Except for a brief spurt about two years ago, the NREGS has not worked well in her locality. Ironically, a road is being constructed nearby using diesel powered earth-moving machines, going against the job-scheme norms.

The month of Aghran (November-December) is a busy time for Monu — one of the few times of the year when she earns. During this period, she gets up at 3 am to cook and clean. She has to reach the fields before 8 am to start work. Her four-year-old son stays behind, with his grandmother keeping an eye on him from a nearby house. Like all agricultural labourers, Monu gets a break of two hours around noon to come home and eat the rice she had cooked in the morning.
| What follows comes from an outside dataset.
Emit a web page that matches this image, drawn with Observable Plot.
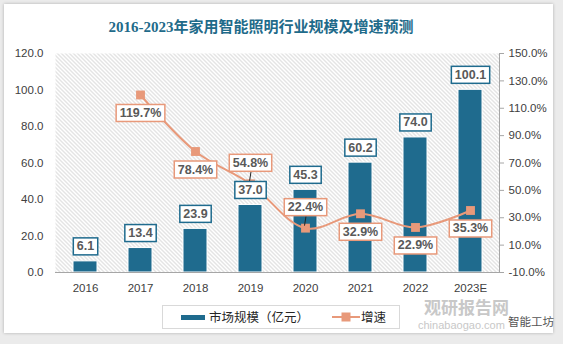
<!DOCTYPE html>
<html><head><meta charset="utf-8">
<script src="https://cdn.jsdelivr.net/npm/d3@7"></script>
<script src="https://cdn.jsdelivr.net/npm/@observablehq/plot@0.6"></script>
<style>
body{margin:0;width:563px;height:344px;background:#ebebeb;position:relative;overflow:hidden;font-family:"Liberation Sans","Noto Sans CJK SC",sans-serif;}
#card{position:absolute;left:4px;top:4px;width:549px;height:329px;background:#fff;box-shadow:0 0 3px rgba(0,0,0,0.25);}
#title{position:absolute;left:0;top:17px;width:522px;text-align:center;font-weight:bold;font-size:15px;line-height:20px;font-family:"Liberation Serif","Noto Sans CJK SC",serif;color:#1f6b8a;}
#chart{position:absolute;left:0;top:0;}
#legend{position:absolute;left:162px;top:305px;width:236px;height:22px;border:1px solid #d9d9d9;background:#fff;font-family:"Noto Sans CJK SC",sans-serif;font-size:12.5px;color:#262626;}
#legend .sw1{position:absolute;left:18px;top:9px;width:24px;height:5px;background:#1f6b8e;}
#legend .t1{position:absolute;left:46px;top:2px;line-height:18px;}
#legend svg{position:absolute;left:169px;top:3px;}
#legend .t2{position:absolute;left:198px;top:2px;line-height:18px;}
.wm{position:absolute;white-space:nowrap;line-height:1;}
</style></head>
<body>
<div id="card"></div>
<div id="title">2016-2023年家用智能照明行业规模及增速预测</div>
<div id="chart"></div>
<div class="wm" style="left:424px;top:298px;font-size:17px;font-weight:bold;color:#c8c8c8;font-family:'Noto Sans CJK SC';">观研报告网</div>
<div class="wm" style="left:418px;top:320px;font-size:11px;color:#c8c8c8;font-family:'Liberation Sans';">chinabaogao.com</div>
<div class="wm" style="left:508px;top:316px;font-size:11.5px;color:#555;font-family:'Noto Sans CJK SC';">智能工坊</div>
<div id="legend">
  <div class="sw1"></div><div class="t1">市场规模（亿元）</div>
  <svg width="28" height="16"><line x1="0" y1="8" x2="28" y2="8" stroke="#e8997a" stroke-width="2"/><rect x="9.5" y="3.5" width="9" height="9" fill="#e8997a"/></svg>
  <div class="t2">增速</div>
</div>
<script>
const years = ["2016","2017","2018","2019","2020","2021","2022","2023E"];
const marketSize = [6.1, 13.4, 23.9, 37.0, 45.3, 60.2, 74.0, 100.1];
const growth = [null, 119.7, 78.4, 54.8, 22.4, 32.9, 22.9, 35.3];
const leftTicks = [0, 20, 40, 60, 80, 100, 120];
const rightTicks = [-10, 10, 30, 50, 70, 90, 110, 130, 150];
const labelAbove = ["2019", "2020"];

const L0 = leftTicks[0], L1 = leftTicks[leftTicks.length-1];
const R0 = rightTicks[0], R1 = rightTicks[rightTicks.length-1];
const toLeft = g => L0 + (g - R0) * (L1 - L0) / (R1 - R0);
const fromLeft = v => R0 + (v - L0) * (R1 - R0) / (L1 - L0);

const sizeData = years.map((year, i) => ({year, size: marketSize[i]}));
const growthData = years.map((year, i) => ({year, growth: growth[i]})).filter(d => d.growth != null);
const gY = d => toLeft(d.growth);

const labelStyle = {fontSize: 12.5, fontWeight: "bold", fill: "#595959", fontFamily: "Liberation Sans, sans-serif", lineAnchor: "middle"};

const chart = Plot.plot({
  width: 563, height: 300,
  marginTop: 53, marginBottom: 28, marginLeft: 55, marginRight: 64,
  style: {background: "transparent", fontFamily: "Liberation Sans, sans-serif", fontSize: "11.5px", color: "#404040", overflow: "visible"},
  x: {domain: years, paddingInner: 0.57, paddingOuter: 0.285, label: null},
  y: {domain: [L0, L1], label: null},
  marks: [
    Plot.frame({fill: "#eeeeee", stroke: "none"}),
    Plot.barY(sizeData, {x: "year", y: "size", fill: "#1f6b8e", stroke: "#ffffff", strokeWidth: 1}),
    Plot.ruleY([0], {stroke: "#a6a6a6", strokeWidth: 1.2}),
    Plot.frame({anchor: "right", stroke: "#a6a6a6"}),
    Plot.axisY(leftTicks, {anchor: "left", tickSize: 0, tickPadding: 12, tickFormat: d => d.toFixed(1), label: null}),
    Plot.axisY(rightTicks.map(toLeft), {anchor: "right", tickSize: 4, tickPadding: 5, stroke: "#a6a6a6", tickFormat: v => fromLeft(v).toFixed(1) + "%", label: null}),
    Plot.axisX({tickSize: 0, tickPadding: 11, label: null}),
    Plot.lineY(growthData, {x: "year", y: gY, stroke: "#e8997a", strokeWidth: 2, curve: "catmull-rom"}),
    Plot.dot(growthData, {x: "year", y: gY, symbol: "square", r: 5, fill: "#e8997a", stroke: "none"}),
    Plot.text(sizeData, {x: "year", y: "size", text: d => d.size.toFixed(1), dy: -15, ariaDescription: "barlabel", ...labelStyle}),
    Plot.text(growthData.filter(d => !labelAbove.includes(d.year)), {x: "year", y: gY, text: d => d.growth.toFixed(1) + "%", dy: 18, ariaDescription: "glabel", ...labelStyle}),
    Plot.text(growthData.filter(d => labelAbove.includes(d.year)), {x: "year", y: gY, text: d => d.growth.toFixed(1) + "%", dy: -21, ariaDescription: "glabelup", ...labelStyle})
  ]
});
document.getElementById("chart").append(chart);

const NS = "http://www.w3.org/2000/svg";
// hatched plot-area background pattern
const defs = document.createElementNS(NS, "defs");
const pat = document.createElementNS(NS, "pattern");
pat.setAttribute("id", "hatch");
pat.setAttribute("patternUnits", "userSpaceOnUse");
pat.setAttribute("width", "4");
pat.setAttribute("height", "4");
const pbg = document.createElementNS(NS, "rect");
pbg.setAttribute("width", "4"); pbg.setAttribute("height", "4"); pbg.setAttribute("fill", "#ffffff");
const pl = document.createElementNS(NS, "path");
pl.setAttribute("d", "M-1,-1 L5,5 M3,-1 L5,1 M-1,3 L1,5");
pl.setAttribute("stroke", "#c8c8c8"); pl.setAttribute("stroke-width", "1");
pat.append(pbg, pl); defs.append(pat);
chart.insertBefore(defs, chart.firstChild);
const frames = chart.querySelectorAll('[aria-label="frame"]');
if (frames.length) {
  const f = frames[0];
  const target = f.tagName.toLowerCase() === "rect" ? f : f.querySelector("rect");
  if (target) target.setAttribute("fill", "url(#hatch)");
}

function boxify(desc, stroke) {
  chart.querySelectorAll(`g[aria-description="${desc}"] text`).forEach(t => {
    const b = t.getBBox();
    const r = document.createElementNS(NS, "rect");
    r.setAttribute("x", b.x - 3.5);
    r.setAttribute("y", b.y - 1.5);
    r.setAttribute("width", b.width + 7);
    r.setAttribute("height", b.height + 3);
    if (t.getAttribute("transform")) r.setAttribute("transform", t.getAttribute("transform"));
    r.setAttribute("fill", "#ffffff");
    r.setAttribute("stroke", stroke);
    r.setAttribute("stroke-width", 1.5);
    t.parentNode.insertBefore(r, t);
  });
}
boxify("barlabel", "#1f6b8e");
boxify("glabel", "#e8997a");
boxify("glabelup", "#e8997a");

// leader lines for labels placed above their markers
const xs = chart.scale("x"), ys = chart.scale("y");
const firstLabel = chart.querySelector('g[aria-description="barlabel"]');
growthData.filter(d => labelAbove.includes(d.year)).forEach(d => {
  const cx = xs.apply(d.year) + xs.bandwidth / 2;
  const cy = ys.apply(toLeft(d.growth));
  const l = document.createElementNS(NS, "line");
  l.setAttribute("x1", cx + 1); l.setAttribute("y1", cy - 11.5);
  l.setAttribute("x2", cx - 0.5); l.setAttribute("y2", cy - 2);
  l.setAttribute("stroke", "#222"); l.setAttribute("stroke-width", 1);
  firstLabel.parentNode.insertBefore(l, firstLabel);
});
</script>
</body></html>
The wages are fixed at Rs 70 a day and, with work for three to four months a year, it can barely ensure a living for Monu. She frequently runs into debt and has to borrow from her employer. The borrowed amount gets deducted from her wages during the work season. The days of moneylenders extracting big interests are gone, she says, at least in her village.

Are there days when she has to go without food? She nods, quickly adding that there aren’t many such days. During the monsoons, continuous rain sometimes makes it impossible for her to venture out: “We soak raw rice in water and eat it with gur.” Monu sings beautiful Santhali songs of joy, freedom, brightness and victory.

In his book, Man’s Search for Meaning, Viktor Frankl, a Holocaust survivor and psychotherapist, had compared human suffering to the behaviour of gas: regardless of its quantity, gas injected into an empty chamber will take up the whole space evenly and completely. Similarly, suffering fills up the entire human soul and conscious mind, no matter how small or big. Monu is a glaring exception to Frankl’s theory.